CHP İşçi, Memur Sendikaları ve Emek Bürolarından Sorumlu Genel Başkan Yardımcısı Ulaş Karasu, asgari ücret görüşmelerine ilişkin değerlendirmelerde bulundu. Karasu, Çalışma ve Sosyal Güvenlik Bakanı Vedat Işıkhan’ın Asgari Ücret Tespit Komisyonu’nun yarın yapılacak ikinci toplantısına ilişkin “Rakam için çok erken, tarafların görüşlerini almamız gerekiyor” ifadelerine sert tepki gösterdi.
CHP Genel Başkan Yardımcısı Karasu, Bakan Işıkhan’ın “henüz erken” ve “tarafları dinlemeliyiz” sözlerinin, geçim sıkıntısı içindeki emekçiler için bir umut çağrısı gibi sunulduğunu ancak gerçekte bekleyişi uzatmaktan başka bir anlam taşımadığını ifade etti. Türkiye’de yaklaşık 9,5 milyon asgari ücretlinin, aileleriyle birlikte “modern kölelik koşullarında” yaşam mücadelesi verdiğini vurgulayan Karasu, “Geçim derdi bu kadar yakıcıyken ‘acele yok’ söylemi, emekçinin sofrasının ve geleceğinin ötelenmesidir. Yine her zaman yaptıkları gibi, ölümü gösterip sıtmaya razı etmeye hazırlanıyorlar” dedi.
“MASADA EMEKÇİLER YOK”
Karasu, Bakan Işıkhan’ın “tarafları dinleyeceğiz” sözlerine “Hangi taraflar Sayın Bakan? Masada ne işçi var, ne de temsilcisi Türk-İş. Daha önce söylediğim gibi kendinizin çalıp kendinizin söyleyeceği bir masadan söz ediyorsanız, orada emekçiler yoktur” ifadelerini kullandı. Asgari Ücret Tespit Komisyonu’nun mevcut yapısının işçinin iradesini yansıtmaktan uzak olduğunu vurgulayan Karasu, yetkili konfederasyonun ve asgari ücretle geçinen milyonların sözünün belirleyici olmadığını kaydetti.

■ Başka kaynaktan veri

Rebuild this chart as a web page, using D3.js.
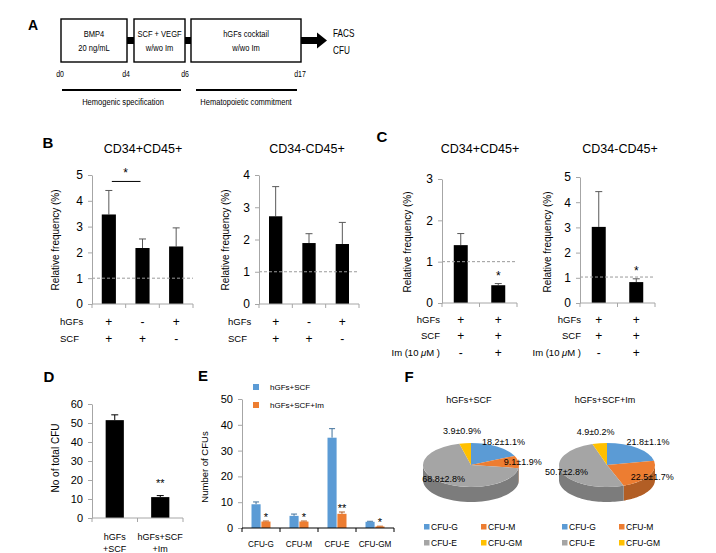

Demokratik, katılımcı ve şeffaf bir komisyon yapısı kurulmadan; işçinin söz ve karar gücü güçlendirilmeden “asgari ücret tiyatrosunun” sona ermeyeceğini vurgulayan Karasu, CHP olarak emeğin sesinin masaya gerçek anlamda yansıdığı, alım gücünü ve refahı esas alan demokratik bir ücret düzeni için mücadeleyi sürdüreceklerini belirtti. Mevcut komisyonun hükümet ve işveren ekseninde işlediğine işaret eden Karasu, Bakan’a “Ne aceleniz var ki, zaten ülkeyi tencereleri boş milleti aç bırakan, sorumluluğu ise başkasına atan bir ‘ekonomist’ yönetiyor! Milyonlarca emekçi açlık sınırında, ama kimin umurunda?” diye sordu.
“EN AZ 39 BİN LİRA OLMALI”
Bu durumun çalışma hayatında adalet duygusunu güçlendirmediğini, aksine yok ettiğini vurgulayan Karasu, “Bu masadan çözüm çıkmaz! Bu emeği oyalayan bir düzendir” dedi. Asgari ücretin Türkiye’de uzun süredir “genel ücret” haline geldiğine dikkatleri çeken Karasu, yalnızca en alt gelir grubunu ilgilendiren bir başlık olmaktan çıktığını ifade etti. Karasu, alım gücü hızla eriyen bir ücretin insan onuruna yaraşır yaşamı güvence altına almadığını vurguladı ve 30 bin lira sınırına yaklaşan açlık sınırına işaret ederek asgari ücretin en az 39 bin lira olması gerektiğini bir kez daha altını çizdi.